Mayo presented her findings to the committee on Wednesday to encourage councillors to adopt the plan.

Hamilton pedestrians are as much as 42 per cent more likely to be injured compared to the Ontario rate, she said. And the risk to cyclists can be as much as 81 per cent higher than the provincial average.

“We need to lessen that gap,” Mayo said.

Mayo also presented a draft complete streets policy, which the city is investigating. About 500 North American cities have complete streets policies, she said. The SPRC drafted it with input from about 100 people.

It’s important that any decisions the city makes don’t add to commuting time for motorists, Coun. Terry Whitehead of Ward 8 on the Mountain.

“The challenge for my constituents is gridlock,” he said.

But the plan just means that any future decisions the city makes will be made with pedestrians in mind, Molloy said.

The city has worked on the pedestrian plan for two years.

“It’s leading edge,” said Don Hull, head of Hamilton Street Railway. “It’s one of the few in the province.”
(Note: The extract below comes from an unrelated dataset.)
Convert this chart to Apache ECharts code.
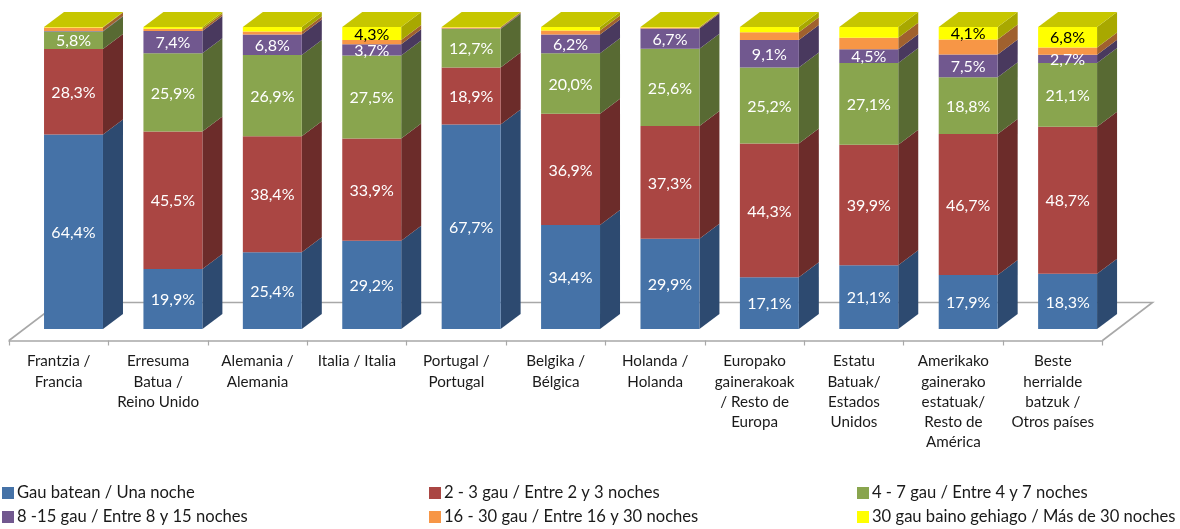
<!DOCTYPE html>
<html>
<head>
<meta charset="utf-8">
<style>html,body{margin:0;padding:0;background:#fff}#c{width:1180px;height:529px}</style>
<script src="https://cdn.jsdelivr.net/npm/echarts@6/dist/echarts.min.js"></script>
</head>
<body>
<div id="c"></div>
<script>
const categories = [
  'Frantzia /\nFrancia',
  'Erresuma\nBatua /\nReino Unido',
  'Alemania /\nAlemania',
  'Italia / Italia',
  'Portugal /\nPortugal',
  'Belgika /\nBélgica',
  'Holanda /\nHolanda',
  'Europako\ngainerakoak\n/ Resto de\nEuropa',
  'Estatu\nBatuak/\nEstados\nUnidos',
  'Amerikako\ngainerako\nestatuak/\nResto de\nAmérica',
  'Beste\nherrialde\nbatzuk /\nOtros países'
];
const seriesNames = [
  'Gau batean / Una noche',
  '2 - 3 gau / Entre 2 y 3 noches',
  '4 - 7 gau / Entre 4 y 7 noches',
  '8 -15 gau / Entre 8 y 15 noches',
  '16 - 30 gau / Entre 16 y 30 noches',
  '30 gau baino gehiago / Más de 30 noches'
];
const unaNoche     = [64.4, 19.9, 25.4, 29.2, 67.7, 34.4, 29.9, 17.1, 21.1, 17.9, 18.3];
const dosTres      = [28.3, 45.5, 38.4, 33.9, 18.9, 36.9, 37.3, 44.3, 39.9, 46.7, 48.7];
const cuatroSiete  = [5.8, 25.9, 26.9, 27.5, 12.7, 20.0, 25.6, 25.2, 27.1, 18.8, 21.1];
const ochoQuince   = [0.2, 7.4, 6.8, 3.7, 0.2, 6.2, 6.7, 9.1, 4.5, 7.5, 2.7];
const dieciseisTreinta = [1.1, 0.7, 1.0, 1.4, 0.3, 1.3, 0.3, 2.6, 3.8, 5.0, 2.4];
const masTreinta   = [0.2, 0.6, 1.5, 4.3, 0.2, 1.2, 0.2, 1.7, 3.6, 4.1, 6.8];
const allValues = [unaNoche, dosTres, cuatroSiete, ochoQuince, dieciseisTreinta, masTreinta];

const frontColors = ['#4572a7', '#aa4643', '#89a54e', '#71588f', '#f79646', '#ffff00'];
const sideColors  = ['#2d4a70', '#6c2c2a', '#586a33', '#49395e', '#a0612e', '#a8a800'];
const topColor = '#c6c600';
const labelMin = [0, 0, 0, 1, 1000, 4];
const labelFill = ['#fff', '#fff', '#fff', '#fff', '#fff', '#000'];
const FONT = 'Lato';

const DX = 20, DY = -15;           // bar depth
const SX = 14.8, SY = -11.5;       // bar inset on the floor
const FX = 50, FY = -38;           // floor depth
const BAR = 0.593;                 // bar width / band width

function fmt(v) { return v.toFixed(1).replace('.', ',') + '%'; }

const stackBase = categories.map(() => 0);
const barSeries = allValues.map((vals, s) => {
  const data = vals.map((v, c) => {
    const row = [c, stackBase[c], stackBase[c] + v, v];
    stackBase[c] += v;
    return row;
  });
  return {
    type: 'custom',
    name: seriesNames[s],
    itemStyle: { color: frontColors[s] },
    z: 5,
    data: data,
    encode: { x: 0, y: [1, 2] },
    renderItem(params, api) {
      const c = api.value(0), lo = api.value(1), hi = api.value(2), v = api.value(3);
      const w = api.size([1, 0])[0] * BAR;
      const pLo = api.coord([c, lo]), pHi = api.coord([c, hi]);
      const x0 = pLo[0] + SX - w / 2, x1 = x0 + w;
      const y0 = pLo[1] + SY, y1 = pHi[1] + SY;
      const children = [
        { type: 'polygon', shape: { points: [[x1, y0], [x1 + DX, y0 + DY], [x1 + DX, y1 + DY], [x1, y1]] },
          style: { fill: sideColors[s] } },
        { type: 'rect', shape: { x: x0, y: y1, width: w, height: y0 - y1 },
          style: { fill: frontColors[s] } }
      ];
      if (s === allValues.length - 1) {
        children.push({ type: 'polygon',
          shape: { points: [[x0, y1], [x1, y1], [x1 + DX, y1 + DY], [x0 + DX, y1 + DY]] },
          style: { fill: topColor } });
      }
      if (v >= labelMin[s]) {
        children.push({ type: 'text', z2: 10,
          style: { x: (x0 + x1) / 2, y: (y0 + y1) / 2 + 1, text: fmt(v), fill: labelFill[s],
            font: '16px ' + FONT, align: 'center', verticalAlign: 'middle' } });
      }
      return { type: 'group', children };
    }
  };
});

const floorSeries = {
  type: 'custom',
  silent: true,
  z: 1,
  data: [[0, 0]],
  renderItem(params, api) {
    const r = params.coordSys;
    const b = r.y + r.height, l = r.x, rr = r.x + r.width;
    return { type: 'polyline',
      shape: { points: [[l, b], [l + FX, b + FY], [rr + FX, b + FY], [rr, b]] },
      style: { fill: 'none', stroke: '#a8a8a8', lineWidth: 1.6 } };
  }
};

function legendCol(left, names) {
  return { left: left, top: 484, padding: 0, orient: 'vertical', itemWidth: 12, itemHeight: 12, itemGap: 6,
    icon: 'rect', data: names, selectedMode: false,
    textStyle: { fontFamily: FONT, fontSize: 16.6, color: '#1a1a1a', padding: [0, 0, 0, -2], lineHeight: 18 } };
}

const chart = echarts.init(document.getElementById('c'), null, { renderer: 'canvas' });
chart.setOption({
  animation: false,
  backgroundColor: '#fff',
  grid: { left: 9, width: 1093.5, top: 38.5, height: 302, containLabel: false },
  legend: [
    legendCol(2, [seriesNames[0], seriesNames[3]]),
    legendCol(429, [seriesNames[1], seriesNames[4]]),
    legendCol(857, [seriesNames[2], seriesNames[5]])
  ],
  xAxis: {
    type: 'category',
    data: categories,
    boundaryGap: true,
    axisLine: { show: true, lineStyle: { color: '#a8a8a8', width: 1.6 } },
    axisTick: { show: true, alignWithLabel: false, length: 5, lineStyle: { color: '#a8a8a8', width: 1.2 } },
    axisLabel: { interval: 0, margin: 11, fontFamily: FONT, fontSize: 15.2, lineHeight: 20.2, color: '#1a1a1a', hideOverlap: false }
  },
  yAxis: { type: 'value', min: 0, max: 100, show: false },
  series: [floorSeries].concat(barSeries)
});
</script>
</body>
</html>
Among the new things the city will consider:

  • Buffer areas between the street and sidewalks.
  • A minimum sidewalk width of 1.5m, wide enough for two pedestrians to pass each other.
  • Sidewalks on both sides of the street in subdivisions to encourage more people to walk.
  • Pedestrian countdown and audible signals for urban and industrial areas.
  • Illuminating pedestrian crossings and street signals in urban areas.
  • Increasing winter maintenance in urban and suburban areas.
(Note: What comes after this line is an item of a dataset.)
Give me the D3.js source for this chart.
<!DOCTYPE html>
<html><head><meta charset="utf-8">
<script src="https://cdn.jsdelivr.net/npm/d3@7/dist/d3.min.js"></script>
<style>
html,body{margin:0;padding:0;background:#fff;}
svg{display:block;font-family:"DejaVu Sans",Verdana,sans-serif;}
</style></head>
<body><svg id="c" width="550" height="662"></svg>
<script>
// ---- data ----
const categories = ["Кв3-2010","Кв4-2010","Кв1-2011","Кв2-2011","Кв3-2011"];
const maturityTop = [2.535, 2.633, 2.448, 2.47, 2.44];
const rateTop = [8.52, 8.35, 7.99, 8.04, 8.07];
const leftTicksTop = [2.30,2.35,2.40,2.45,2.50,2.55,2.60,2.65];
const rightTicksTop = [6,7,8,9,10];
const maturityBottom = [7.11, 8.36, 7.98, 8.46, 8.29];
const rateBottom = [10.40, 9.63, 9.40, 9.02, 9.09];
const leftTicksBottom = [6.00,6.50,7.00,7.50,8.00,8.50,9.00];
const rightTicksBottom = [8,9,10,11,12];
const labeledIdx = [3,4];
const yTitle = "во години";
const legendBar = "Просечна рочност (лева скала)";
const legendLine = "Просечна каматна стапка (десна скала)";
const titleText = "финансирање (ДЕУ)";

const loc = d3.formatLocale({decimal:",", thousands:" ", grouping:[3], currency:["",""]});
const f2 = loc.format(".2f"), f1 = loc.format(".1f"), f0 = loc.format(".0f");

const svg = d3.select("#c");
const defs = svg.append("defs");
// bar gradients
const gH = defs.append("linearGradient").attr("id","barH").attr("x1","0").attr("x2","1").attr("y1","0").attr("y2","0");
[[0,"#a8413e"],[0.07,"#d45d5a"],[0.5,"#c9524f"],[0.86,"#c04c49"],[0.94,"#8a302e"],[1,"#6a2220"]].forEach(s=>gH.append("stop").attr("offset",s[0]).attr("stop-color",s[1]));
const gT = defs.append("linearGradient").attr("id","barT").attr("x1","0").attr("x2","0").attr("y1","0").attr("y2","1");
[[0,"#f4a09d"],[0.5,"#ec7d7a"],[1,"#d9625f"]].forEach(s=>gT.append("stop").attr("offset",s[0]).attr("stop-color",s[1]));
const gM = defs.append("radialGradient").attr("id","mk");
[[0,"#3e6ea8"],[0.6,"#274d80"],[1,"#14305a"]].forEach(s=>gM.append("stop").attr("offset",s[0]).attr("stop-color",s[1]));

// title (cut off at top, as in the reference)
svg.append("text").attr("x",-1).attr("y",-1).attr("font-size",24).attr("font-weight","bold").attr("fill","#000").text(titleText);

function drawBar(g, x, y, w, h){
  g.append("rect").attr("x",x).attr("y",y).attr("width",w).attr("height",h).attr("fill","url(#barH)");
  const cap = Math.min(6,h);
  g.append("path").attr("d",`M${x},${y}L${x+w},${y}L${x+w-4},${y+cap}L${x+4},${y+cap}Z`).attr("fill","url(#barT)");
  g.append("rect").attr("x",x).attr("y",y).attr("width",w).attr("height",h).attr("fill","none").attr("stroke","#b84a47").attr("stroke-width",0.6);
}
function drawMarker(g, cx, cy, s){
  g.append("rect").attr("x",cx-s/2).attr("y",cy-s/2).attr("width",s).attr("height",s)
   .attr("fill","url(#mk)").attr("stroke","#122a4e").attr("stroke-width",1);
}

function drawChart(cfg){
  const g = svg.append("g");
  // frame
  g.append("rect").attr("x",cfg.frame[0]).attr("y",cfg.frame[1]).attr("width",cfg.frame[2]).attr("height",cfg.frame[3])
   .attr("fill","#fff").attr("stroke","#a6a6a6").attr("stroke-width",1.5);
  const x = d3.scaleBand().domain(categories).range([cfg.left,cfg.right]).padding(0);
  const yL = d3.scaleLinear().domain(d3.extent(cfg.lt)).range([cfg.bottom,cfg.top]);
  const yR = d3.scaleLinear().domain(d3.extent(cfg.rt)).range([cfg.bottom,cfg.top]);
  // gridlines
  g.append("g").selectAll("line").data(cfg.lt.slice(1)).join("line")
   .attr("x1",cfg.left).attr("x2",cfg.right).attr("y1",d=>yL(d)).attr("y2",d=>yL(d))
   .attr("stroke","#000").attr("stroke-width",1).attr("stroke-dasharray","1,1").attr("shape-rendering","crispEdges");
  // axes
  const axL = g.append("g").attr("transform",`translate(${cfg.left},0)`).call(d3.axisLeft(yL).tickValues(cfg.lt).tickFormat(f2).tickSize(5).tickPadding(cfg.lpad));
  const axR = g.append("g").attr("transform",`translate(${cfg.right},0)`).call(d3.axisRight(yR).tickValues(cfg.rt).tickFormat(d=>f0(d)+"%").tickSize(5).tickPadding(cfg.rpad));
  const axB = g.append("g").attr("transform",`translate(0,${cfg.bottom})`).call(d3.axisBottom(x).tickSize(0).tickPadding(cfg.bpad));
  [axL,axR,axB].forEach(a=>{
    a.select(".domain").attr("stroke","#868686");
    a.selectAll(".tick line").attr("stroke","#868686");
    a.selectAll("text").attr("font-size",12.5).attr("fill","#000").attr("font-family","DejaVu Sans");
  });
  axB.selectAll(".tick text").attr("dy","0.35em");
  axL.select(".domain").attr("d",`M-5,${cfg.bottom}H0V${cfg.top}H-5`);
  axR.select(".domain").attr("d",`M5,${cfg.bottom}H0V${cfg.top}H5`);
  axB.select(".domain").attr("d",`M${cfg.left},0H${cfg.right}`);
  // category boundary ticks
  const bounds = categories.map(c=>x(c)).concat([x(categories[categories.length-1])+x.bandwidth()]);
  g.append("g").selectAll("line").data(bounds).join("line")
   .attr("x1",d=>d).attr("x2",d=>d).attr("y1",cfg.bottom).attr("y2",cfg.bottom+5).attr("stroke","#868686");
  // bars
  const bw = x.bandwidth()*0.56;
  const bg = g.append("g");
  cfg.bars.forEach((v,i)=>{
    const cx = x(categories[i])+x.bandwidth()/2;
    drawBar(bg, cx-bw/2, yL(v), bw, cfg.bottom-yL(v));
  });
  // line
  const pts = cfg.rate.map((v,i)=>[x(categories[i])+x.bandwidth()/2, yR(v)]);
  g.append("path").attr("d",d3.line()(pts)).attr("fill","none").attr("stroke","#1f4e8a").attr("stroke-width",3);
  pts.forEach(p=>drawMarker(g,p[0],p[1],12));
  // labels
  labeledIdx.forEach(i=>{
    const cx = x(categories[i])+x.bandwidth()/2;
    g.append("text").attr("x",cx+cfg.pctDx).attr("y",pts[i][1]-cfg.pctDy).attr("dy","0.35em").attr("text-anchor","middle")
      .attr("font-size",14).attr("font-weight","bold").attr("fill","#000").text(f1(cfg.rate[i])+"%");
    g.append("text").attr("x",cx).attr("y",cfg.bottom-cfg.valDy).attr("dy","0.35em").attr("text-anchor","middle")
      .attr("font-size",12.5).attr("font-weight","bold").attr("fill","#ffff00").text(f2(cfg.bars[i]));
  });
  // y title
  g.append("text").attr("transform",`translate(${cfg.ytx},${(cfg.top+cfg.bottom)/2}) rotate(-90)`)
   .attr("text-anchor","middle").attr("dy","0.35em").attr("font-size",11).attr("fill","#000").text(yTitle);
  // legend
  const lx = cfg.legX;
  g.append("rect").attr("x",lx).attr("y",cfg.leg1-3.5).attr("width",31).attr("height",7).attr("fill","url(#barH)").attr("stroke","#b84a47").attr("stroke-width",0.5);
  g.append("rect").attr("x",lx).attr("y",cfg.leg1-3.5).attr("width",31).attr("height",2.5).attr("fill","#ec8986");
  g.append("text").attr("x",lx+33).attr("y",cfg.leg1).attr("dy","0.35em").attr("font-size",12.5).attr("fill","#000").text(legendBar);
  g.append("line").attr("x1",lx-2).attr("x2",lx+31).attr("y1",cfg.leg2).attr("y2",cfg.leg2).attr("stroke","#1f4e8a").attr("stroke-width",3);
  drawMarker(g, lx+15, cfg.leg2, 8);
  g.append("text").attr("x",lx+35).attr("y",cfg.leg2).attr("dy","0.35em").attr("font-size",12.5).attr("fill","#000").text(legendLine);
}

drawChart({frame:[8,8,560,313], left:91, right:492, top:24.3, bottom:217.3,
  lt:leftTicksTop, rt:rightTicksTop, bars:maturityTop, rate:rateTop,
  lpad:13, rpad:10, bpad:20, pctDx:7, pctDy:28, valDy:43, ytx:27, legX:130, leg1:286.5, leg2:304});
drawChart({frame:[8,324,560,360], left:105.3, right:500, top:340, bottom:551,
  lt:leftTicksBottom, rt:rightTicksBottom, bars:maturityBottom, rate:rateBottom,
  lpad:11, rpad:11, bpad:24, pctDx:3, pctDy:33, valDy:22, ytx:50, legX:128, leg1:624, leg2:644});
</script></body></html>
Pedestrian consideration will cost between two and seven per cent of new road rehabilitation of expansion projects, Molloy said.

Council will ratify the decision on Nov. 13. Then the plan will enter a 30-day period of public review. 

How safe are our streets?

CBC Hamilton is hosting a live audio chat with Sara Mayo at noon Thursday. Mayo will discuss how to make Hamilton's streets safer. Email questions or thoughts ahead of time to hamilton@cbc.ca or tweet @CBCHamilton. To listen in or participate in the discussion, join us live online Thursday at noon at cbc.ca/hamilton, and follow the links to the chat.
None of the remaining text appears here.